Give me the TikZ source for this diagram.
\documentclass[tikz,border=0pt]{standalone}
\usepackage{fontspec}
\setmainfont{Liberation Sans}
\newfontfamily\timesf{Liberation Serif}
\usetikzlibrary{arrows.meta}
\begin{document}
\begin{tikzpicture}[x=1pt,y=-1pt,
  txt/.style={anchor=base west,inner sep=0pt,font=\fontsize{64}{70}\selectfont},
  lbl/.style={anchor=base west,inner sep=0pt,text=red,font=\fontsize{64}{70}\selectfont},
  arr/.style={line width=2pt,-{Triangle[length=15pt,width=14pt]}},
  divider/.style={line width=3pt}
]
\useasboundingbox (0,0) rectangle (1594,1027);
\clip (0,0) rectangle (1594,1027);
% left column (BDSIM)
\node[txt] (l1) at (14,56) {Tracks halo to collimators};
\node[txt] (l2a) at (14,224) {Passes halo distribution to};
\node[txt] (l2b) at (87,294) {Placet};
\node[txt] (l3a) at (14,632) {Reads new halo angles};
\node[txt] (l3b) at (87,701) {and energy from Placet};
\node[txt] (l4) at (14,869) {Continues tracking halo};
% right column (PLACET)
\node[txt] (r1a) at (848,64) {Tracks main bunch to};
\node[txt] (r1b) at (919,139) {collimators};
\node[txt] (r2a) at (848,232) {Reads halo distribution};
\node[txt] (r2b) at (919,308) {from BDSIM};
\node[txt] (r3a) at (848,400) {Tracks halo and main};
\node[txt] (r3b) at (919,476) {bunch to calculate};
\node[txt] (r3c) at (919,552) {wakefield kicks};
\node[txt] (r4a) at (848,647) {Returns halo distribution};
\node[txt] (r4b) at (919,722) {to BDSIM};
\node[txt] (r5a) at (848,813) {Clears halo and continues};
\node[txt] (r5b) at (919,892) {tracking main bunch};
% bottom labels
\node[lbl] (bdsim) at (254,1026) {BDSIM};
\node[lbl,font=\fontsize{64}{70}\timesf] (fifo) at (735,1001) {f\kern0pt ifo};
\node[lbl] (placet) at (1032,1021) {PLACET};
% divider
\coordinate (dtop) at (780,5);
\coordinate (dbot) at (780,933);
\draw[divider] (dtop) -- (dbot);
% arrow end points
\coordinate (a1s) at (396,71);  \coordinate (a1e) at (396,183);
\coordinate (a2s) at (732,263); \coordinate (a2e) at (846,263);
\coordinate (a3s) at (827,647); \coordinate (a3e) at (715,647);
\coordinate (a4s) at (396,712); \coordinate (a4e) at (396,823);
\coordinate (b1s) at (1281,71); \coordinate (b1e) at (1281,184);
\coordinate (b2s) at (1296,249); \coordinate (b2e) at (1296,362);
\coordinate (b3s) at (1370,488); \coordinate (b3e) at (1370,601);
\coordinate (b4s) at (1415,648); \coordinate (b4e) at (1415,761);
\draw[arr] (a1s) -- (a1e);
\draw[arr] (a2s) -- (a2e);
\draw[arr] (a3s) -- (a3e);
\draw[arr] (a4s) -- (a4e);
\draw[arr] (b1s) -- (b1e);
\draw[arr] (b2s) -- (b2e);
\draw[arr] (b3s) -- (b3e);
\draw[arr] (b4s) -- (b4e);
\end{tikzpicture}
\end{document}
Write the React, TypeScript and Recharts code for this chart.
════════
* [To do]:
Write out every entry exactly as given.

* [Answer to this task]:
Give me the TikZ source for this diagram.
\documentclass[tikz,border=0pt]{standalone}
\usepackage{fontspec}
\setmainfont{Liberation Sans}
\newfontfamily\timesf{Liberation Serif}
\usetikzlibrary{arrows.meta}
\begin{document}
\begin{tikzpicture}[x=1pt,y=-1pt,
  txt/.style={anchor=base west,inner sep=0pt,font=\fontsize{64}{70}\selectfont},
  lbl/.style={anchor=base west,inner sep=0pt,text=red,font=\fontsize{64}{70}\selectfont},
  arr/.style={line width=2pt,-{Triangle[length=15pt,width=14pt]}},
  divider/.style={line width=3pt}
]
\useasboundingbox (0,0) rectangle (1594,1027);
\clip (0,0) rectangle (1594,1027);
% left column (BDSIM)
\node[txt] (l1) at (14,56) {Tracks halo to collimators};
\node[txt] (l2a) at (14,224) {Passes halo distribution to};
\node[txt] (l2b) at (87,294) {Placet};
\node[txt] (l3a) at (14,632) {Reads new halo angles};
\node[txt] (l3b) at (87,701) {and energy from Placet};
\node[txt] (l4) at (14,869) {Continues tracking halo};
% right column (PLACET)
\node[txt] (r1a) at (848,64) {Tracks main bunch to};
\node[txt] (r1b) at (919,139) {collimators};
\node[txt] (r2a) at (848,232) {Reads halo distribution};
\node[txt] (r2b) at (919,308) {from BDSIM};
\node[txt] (r3a) at (848,400) {Tracks halo and main};
\node[txt] (r3b) at (919,476) {bunch to calculate};
\node[txt] (r3c) at (919,552) {wakefield kicks};
\node[txt] (r4a) at (848,647) {Returns halo distribution};
\node[txt] (r4b) at (919,722) {to BDSIM};
\node[txt] (r5a) at (848,813) {Clears halo and continues};
\node[txt] (r5b) at (919,892) {tracking main bunch};
% bottom labels
\node[lbl] (bdsim) at (254,1026) {BDSIM};
\node[lbl,font=\fontsize{64}{70}\timesf] (fifo) at (735,1001) {f\kern0pt ifo};
\node[lbl] (placet) at (1032,1021) {PLACET};
% divider
\coordinate (dtop) at (780,5);
\coordinate (dbot) at (780,933);
\draw[divider] (dtop) -- (dbot);
% arrow end points
\coordinate (a1s) at (396,71);  \coordinate (a1e) at (396,183);
\coordinate (a2s) at (732,263); \coordinate (a2e) at (846,263);
\coordinate (a3s) at (827,647); \coordinate (a3e) at (715,647);
\coordinate (a4s) at (396,712); \coordinate (a4e) at (396,823);
\coordinate (b1s) at (1281,71); \coordinate (b1e) at (1281,184);
\coordinate (b2s) at (1296,249); \coordinate (b2e) at (1296,362);
\coordinate (b3s) at (1370,488); \coordinate (b3e) at (1370,601);
\coordinate (b4s) at (1415,648); \coordinate (b4e) at (1415,761);
\draw[arr] (a1s) -- (a1e);
\draw[arr] (a2s) -- (a2e);
\draw[arr] (a3s) -- (a3e);
\draw[arr] (a4s) -- (a4e);
\draw[arr] (b1s) -- (b1e);
\draw[arr] (b2s) -- (b2e);
\draw[arr] (b3s) -- (b3e);
\draw[arr] (b4s) -- (b4e);
\end{tikzpicture}
\end{document}
Write the React, TypeScript and Recharts code for this chart.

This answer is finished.